● SET EXERCISE
Locate every line in the records below that contains the word "this", and copy each one.

● Lines of data

»»

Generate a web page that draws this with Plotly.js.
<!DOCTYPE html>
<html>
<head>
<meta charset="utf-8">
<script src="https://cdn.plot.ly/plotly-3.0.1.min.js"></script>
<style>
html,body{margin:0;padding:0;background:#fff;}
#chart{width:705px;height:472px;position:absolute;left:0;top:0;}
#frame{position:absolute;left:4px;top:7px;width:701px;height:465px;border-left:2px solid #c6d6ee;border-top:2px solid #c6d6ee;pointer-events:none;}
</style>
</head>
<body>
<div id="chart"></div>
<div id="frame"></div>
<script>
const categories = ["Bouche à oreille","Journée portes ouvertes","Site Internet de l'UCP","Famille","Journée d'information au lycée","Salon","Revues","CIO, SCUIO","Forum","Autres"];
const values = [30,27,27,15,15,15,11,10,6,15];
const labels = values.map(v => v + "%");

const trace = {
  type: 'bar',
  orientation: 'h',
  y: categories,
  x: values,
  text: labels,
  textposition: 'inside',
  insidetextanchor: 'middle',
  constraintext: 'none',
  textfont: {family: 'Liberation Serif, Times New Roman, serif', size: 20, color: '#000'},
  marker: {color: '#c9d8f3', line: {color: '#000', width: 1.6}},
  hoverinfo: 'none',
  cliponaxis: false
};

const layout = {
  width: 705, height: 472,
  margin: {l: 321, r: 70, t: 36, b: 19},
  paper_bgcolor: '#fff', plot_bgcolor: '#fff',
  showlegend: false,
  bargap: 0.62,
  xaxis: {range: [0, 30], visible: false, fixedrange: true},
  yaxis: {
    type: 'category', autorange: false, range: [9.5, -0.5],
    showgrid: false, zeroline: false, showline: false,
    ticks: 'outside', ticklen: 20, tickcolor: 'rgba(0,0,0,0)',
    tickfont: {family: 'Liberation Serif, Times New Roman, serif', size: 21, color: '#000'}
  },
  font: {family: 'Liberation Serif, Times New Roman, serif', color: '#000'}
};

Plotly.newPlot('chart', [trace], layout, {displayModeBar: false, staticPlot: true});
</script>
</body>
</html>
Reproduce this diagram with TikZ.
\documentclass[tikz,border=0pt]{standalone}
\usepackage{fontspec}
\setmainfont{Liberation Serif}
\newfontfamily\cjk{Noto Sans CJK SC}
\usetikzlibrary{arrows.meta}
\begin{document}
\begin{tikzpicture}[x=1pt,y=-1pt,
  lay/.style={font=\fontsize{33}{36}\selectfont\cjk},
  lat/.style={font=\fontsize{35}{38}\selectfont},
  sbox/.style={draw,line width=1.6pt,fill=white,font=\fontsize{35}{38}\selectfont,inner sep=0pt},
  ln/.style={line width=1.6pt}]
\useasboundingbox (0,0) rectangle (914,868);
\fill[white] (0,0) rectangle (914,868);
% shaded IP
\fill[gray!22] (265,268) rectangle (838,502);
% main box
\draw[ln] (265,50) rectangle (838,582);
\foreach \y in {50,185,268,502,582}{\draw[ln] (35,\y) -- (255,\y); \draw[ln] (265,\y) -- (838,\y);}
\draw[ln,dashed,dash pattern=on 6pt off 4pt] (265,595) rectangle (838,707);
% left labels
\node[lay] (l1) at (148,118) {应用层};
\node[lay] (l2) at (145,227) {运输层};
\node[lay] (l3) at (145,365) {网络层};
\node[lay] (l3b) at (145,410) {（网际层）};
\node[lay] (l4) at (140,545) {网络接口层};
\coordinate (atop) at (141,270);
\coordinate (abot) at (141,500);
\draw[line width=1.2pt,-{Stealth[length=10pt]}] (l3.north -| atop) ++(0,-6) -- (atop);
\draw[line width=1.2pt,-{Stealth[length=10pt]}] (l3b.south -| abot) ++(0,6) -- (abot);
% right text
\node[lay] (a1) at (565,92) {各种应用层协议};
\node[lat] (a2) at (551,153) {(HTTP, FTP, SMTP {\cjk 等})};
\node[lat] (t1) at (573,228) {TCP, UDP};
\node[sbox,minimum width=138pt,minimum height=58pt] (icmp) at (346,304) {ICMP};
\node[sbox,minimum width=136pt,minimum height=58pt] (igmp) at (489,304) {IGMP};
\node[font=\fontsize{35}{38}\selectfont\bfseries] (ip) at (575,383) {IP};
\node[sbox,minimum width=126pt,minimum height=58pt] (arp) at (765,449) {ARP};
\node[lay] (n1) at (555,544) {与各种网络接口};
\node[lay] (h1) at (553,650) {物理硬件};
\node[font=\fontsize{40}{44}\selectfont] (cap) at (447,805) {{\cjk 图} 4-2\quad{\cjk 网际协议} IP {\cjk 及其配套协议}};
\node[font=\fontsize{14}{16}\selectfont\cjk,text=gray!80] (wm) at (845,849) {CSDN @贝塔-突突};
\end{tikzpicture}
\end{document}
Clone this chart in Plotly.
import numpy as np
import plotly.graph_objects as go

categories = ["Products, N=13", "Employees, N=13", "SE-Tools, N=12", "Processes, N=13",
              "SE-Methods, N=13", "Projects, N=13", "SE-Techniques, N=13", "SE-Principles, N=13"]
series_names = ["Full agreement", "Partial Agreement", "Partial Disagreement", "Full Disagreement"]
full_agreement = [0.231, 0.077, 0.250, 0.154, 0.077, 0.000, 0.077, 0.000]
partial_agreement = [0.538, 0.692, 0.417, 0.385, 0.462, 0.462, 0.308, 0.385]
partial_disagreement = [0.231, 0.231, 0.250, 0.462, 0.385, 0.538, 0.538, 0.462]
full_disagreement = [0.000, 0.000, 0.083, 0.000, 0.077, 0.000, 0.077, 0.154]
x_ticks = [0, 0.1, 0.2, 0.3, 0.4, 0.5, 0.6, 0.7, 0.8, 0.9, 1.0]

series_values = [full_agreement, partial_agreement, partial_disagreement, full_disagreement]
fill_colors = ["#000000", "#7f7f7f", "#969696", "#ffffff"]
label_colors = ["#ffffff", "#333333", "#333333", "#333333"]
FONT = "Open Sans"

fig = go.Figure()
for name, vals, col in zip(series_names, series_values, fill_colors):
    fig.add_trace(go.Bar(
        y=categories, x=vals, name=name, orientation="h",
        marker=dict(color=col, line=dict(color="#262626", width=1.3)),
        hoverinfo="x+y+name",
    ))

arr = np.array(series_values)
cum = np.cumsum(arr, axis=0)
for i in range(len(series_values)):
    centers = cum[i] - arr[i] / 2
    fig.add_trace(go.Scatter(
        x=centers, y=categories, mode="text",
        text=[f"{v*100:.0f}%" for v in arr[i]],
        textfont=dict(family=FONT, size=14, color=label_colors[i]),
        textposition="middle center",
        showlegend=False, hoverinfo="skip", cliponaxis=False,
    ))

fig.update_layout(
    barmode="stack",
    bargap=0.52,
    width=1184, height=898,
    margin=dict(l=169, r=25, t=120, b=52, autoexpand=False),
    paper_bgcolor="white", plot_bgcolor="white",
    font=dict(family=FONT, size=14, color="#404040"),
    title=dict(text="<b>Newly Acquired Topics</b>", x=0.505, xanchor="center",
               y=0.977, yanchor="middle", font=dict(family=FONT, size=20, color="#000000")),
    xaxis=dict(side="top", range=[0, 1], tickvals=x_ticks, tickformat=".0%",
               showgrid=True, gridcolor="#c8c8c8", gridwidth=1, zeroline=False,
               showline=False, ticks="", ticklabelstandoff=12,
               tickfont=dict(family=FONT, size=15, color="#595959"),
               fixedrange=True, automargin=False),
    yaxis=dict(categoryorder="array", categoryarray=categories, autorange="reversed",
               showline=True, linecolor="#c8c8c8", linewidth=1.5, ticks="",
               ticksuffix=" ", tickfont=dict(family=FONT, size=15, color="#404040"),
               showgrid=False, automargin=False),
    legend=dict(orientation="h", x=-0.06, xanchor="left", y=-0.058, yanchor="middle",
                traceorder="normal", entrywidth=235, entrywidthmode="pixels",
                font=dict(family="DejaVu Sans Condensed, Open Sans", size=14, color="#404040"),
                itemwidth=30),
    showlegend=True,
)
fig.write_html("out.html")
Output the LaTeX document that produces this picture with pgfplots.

««

● THE RESULT
Generate a web page that draws this with Plotly.js.
Reproduce this diagram with TikZ.
Clone this chart in Plotly.
Output the LaTeX document that produces this picture with pgfplots.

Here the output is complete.